The Microbit is a great tool for any classroom, it really is the most versatile of robots. Having Microbits in the classroom, drastically reduces the “black box” magic that an off the shelf robot presents. When a student has to add servos, motors and other sensors to the CPU brain that is the Microbit, they know what they have built and therefore have a stronger foundation on which to problem solve, as by definition, the problem is one that they created.

As part of our 3D printed robotic arm, we have created this Microbit tutorial that demonstrates how to build functions that can be called by Microbits.

3D Printers

I was working in a school today and was determined to get their 3D printer up and running.
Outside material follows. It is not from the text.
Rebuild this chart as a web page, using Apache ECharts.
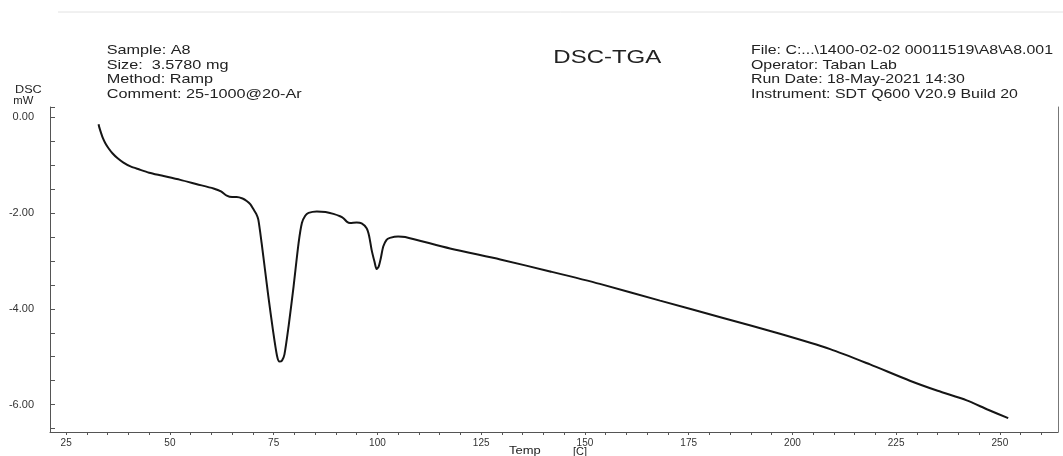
<!DOCTYPE html>
<html>
<head>
<meta charset="utf-8">
<script src="https://cdn.jsdelivr.net/npm/echarts@6/dist/echarts.min.js"></script>
<style>
html,body{margin:0;padding:0;background:#fff;}
#chart{width:1063px;height:456px;}
</style>
</head>
<body>
<div id="chart"></div>
<script>
// ---- data ----
const temps = [32.8, 33.0, 33.4, 33.8, 34.4, 35.2, 36.2, 37.4, 38.8, 40.5, 42.5, 45.0, 48.0, 52.5, 56.5, 60.5, 62.3, 63.7, 65.0, 66.1,
  67.5, 68.5, 69.4, 70.1, 70.8, 71.3, 72.1, 72.9, 73.7, 74.8, 75.8, 76.4, 77.0, 77.6, 78.6, 79.8, 81.0, 81.8, 82.6, 83.4,
  85.4, 87.5, 89.4, 91.0, 91.8, 92.6, 93.4, 95.0, 96.2, 97.4, 98.0, 98.6, 99.3, 99.8, 100.3, 100.8, 101.4, 102.2, 103.0,
  105.0, 106.7, 117.5, 129.6, 141.6, 153.6, 168.1, 183.3, 197.0, 209.1, 218.7, 228.3, 235.0, 242.0, 247.0, 252.0];
const dsc = [-0.15, -0.22, -0.33, -0.43, -0.54, -0.65, -0.76, -0.86, -0.95, -1.03, -1.09, -1.16, -1.22, -1.31, -1.40, -1.49, -1.55, -1.64, -1.67, -1.67,
  -1.70, -1.75, -1.82, -1.92, -2.02, -2.14, -2.63, -3.18, -3.73, -4.43, -4.98, -5.10, -5.08, -4.95, -4.36, -3.53, -2.63, -2.21, -2.06, -2.00,
  -1.97, -1.98, -2.02, -2.07, -2.11, -2.18, -2.21, -2.20, -2.22, -2.32, -2.48, -2.77, -3.02, -3.17, -3.12, -2.95, -2.70, -2.56, -2.52,
  -2.49, -2.50, -2.74, -2.97, -3.22, -3.48, -3.83, -4.19, -4.52, -4.84, -5.16, -5.50, -5.71, -5.91, -6.10, -6.28];

const xTickLabels = [25, 50, 75, 100, 125, 150, 175, 200, 225, 250];
const xMinorTicks = [25, 30, 35, 40, 45, 50, 55, 60, 65, 70, 75, 80, 85, 90, 95, 100, 105, 110, 115, 120, 125, 130, 135, 140, 145,
  150, 155, 160, 165, 170, 175, 180, 185, 190, 195, 200, 205, 210, 215, 220, 225, 230, 235, 240, 245, 250, 255, 260];
const yTickLabels = [0, -2, -4, -6];
const yMinorTicks = [0.21, 0, -0.5, -1, -1.5, -2, -2.5, -3, -3.5, -4, -4.5, -5, -5.5, -6, -6.5];

const headerLeft = ['Sample: A8', 'Size:  3.5780 mg', 'Method: Ramp', 'Comment: 25-1000@20-Ar'];
const headerRight = ['File: C:...\\1400-02-02 00011519\\A8\\A8.001', 'Operator: Taban Lab', 'Run Date: 18-May-2021 14:30', 'Instrument: SDT Q600 V20.9 Build 20'];
const titleText = 'DSC-TGA';
const yName = ['DSC', 'mW'];
const xName = ['Temp', '[C]'];

// ---- build ----
const FONT = '"Liberation Sans", Arial, sans-serif';
const mctx = document.createElement('canvas').getContext('2d');
function fitScale(text, size, targetW) {
  mctx.font = size + 'px ' + FONT;
  return targetW / mctx.measureText(text).width;
}
function txt(text, x, y, size, scaleX, color) {
  return {
    type: 'text', x: x, y: y, scaleX: scaleX, scaleY: 1, silent: true,
    style: { text: text, x: 0, y: 0, font: size + 'px ' + FONT, fill: color || '#222', textAlign: 'left', textVerticalAlign: 'middle' }
  };
}
const graphics = [];
graphics.push({ type: 'line', silent: true, shape: { x1: 58, y1: 12, x2: 1063, y2: 12 }, style: { stroke: '#e2e2e2', lineWidth: 1 } });
const rowYs = [50.7, 65, 79.3, 94];
const sL = fitScale(headerLeft[3], 13, 195);
headerLeft.forEach((t, i) => graphics.push(txt(t, 106.7, rowYs[i], 13, sL)));
graphics.push(txt(titleText, 553.3, 57.3, 19, fitScale(titleText, 19, 108)));
const sR = fitScale(headerRight[0], 13, 302);
headerRight.forEach((t, i) => graphics.push(txt(t, 751, rowYs[i], 13, sR)));
graphics.push(txt(yName[0], 15, 90, 10, fitScale(yName[0], 10, 26.7)));
graphics.push(txt(yName[1], 13.3, 101.7, 10, fitScale(yName[1], 10, 20)));
graphics.push(txt(xName[0], 509, 451.7, 10, fitScale(xName[0], 10, 31.7)));
graphics.push(txt(xName[1], 573, 452.5, 10, fitScale(xName[1], 10, 14)));

const chart = echarts.init(document.getElementById('chart'), null, { renderer: 'canvas' });
chart.setOption({
  backgroundColor: '#ffffff',
  animation: false,
  grid: { left: 50, right: 5, top: 107, bottom: 24, containLabel: false },
  xAxis: {
    type: 'value', min: 21.1, max: 264,
    axisLine: { show: true, onZero: false, lineStyle: { color: '#555', width: 1 } },
    axisTick: { show: true, inside: false, length: 3, customValues: xMinorTicks, lineStyle: { color: '#555' } },
    axisLabel: { customValues: xTickLabels, fontSize: 10, color: '#333', margin: 6, fontFamily: FONT, formatter: v => String(v) },
    splitLine: { show: false }
  },
  yAxis: [{
    type: 'value', min: -6.57, max: 0.21,
    axisLine: { show: true, onZero: false, lineStyle: { color: '#555', width: 1 } },
    axisTick: { show: true, inside: true, length: 5, customValues: yMinorTicks, lineStyle: { color: '#555' } },
    axisLabel: { customValues: yTickLabels, fontSize: 11, color: '#333', margin: 16, fontFamily: FONT, formatter: v => v.toFixed(2) },
    splitLine: { show: false }
  }, {
    type: 'value', min: -6.57, max: 0.21, position: 'right',
    axisLine: { show: true, onZero: false, lineStyle: { color: '#777', width: 1 } },
    axisTick: { show: false }, axisLabel: { show: false }, splitLine: { show: false }
  }],
  series: [{
    type: 'line', yAxisIndex: 0,
    data: temps.map((t, i) => [t, dsc[i]]),
    showSymbol: false, smooth: 0.25,
    lineStyle: { color: '#151515', width: 2 }
  }],
  graphic: graphics
});
</script>
</body>
</html>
I had spotted it earlier this year sitting on a shelf in the photocopy room, jammed in between boxes of paper and at the bottom of the shelf. It had clearly been there for a long time.

3D printers can be so awesome in a learning environment, so long as what the students are printing out is worthwhile and not just novely stuff. This is when the purchase of a 3D printer runs out of steam educationally.

So today I got it going, got the kids going, got the teachers going and the printer is out of the photocopy room and actually in the classroom. I have furnished the teachers with a range of ideas, backed by teaching resources I have created that fully and meaningfully integrate 3D printing into a curriculum area. My Matariki 3D printed LED badge project is a good example of this.

Once the machine was up and running it acted like a magnet, drawing the students in, they still think its cool, the task now is to maintain that momentum and ensure that the printer is constantly used to print out educationally significant content, designed by the students.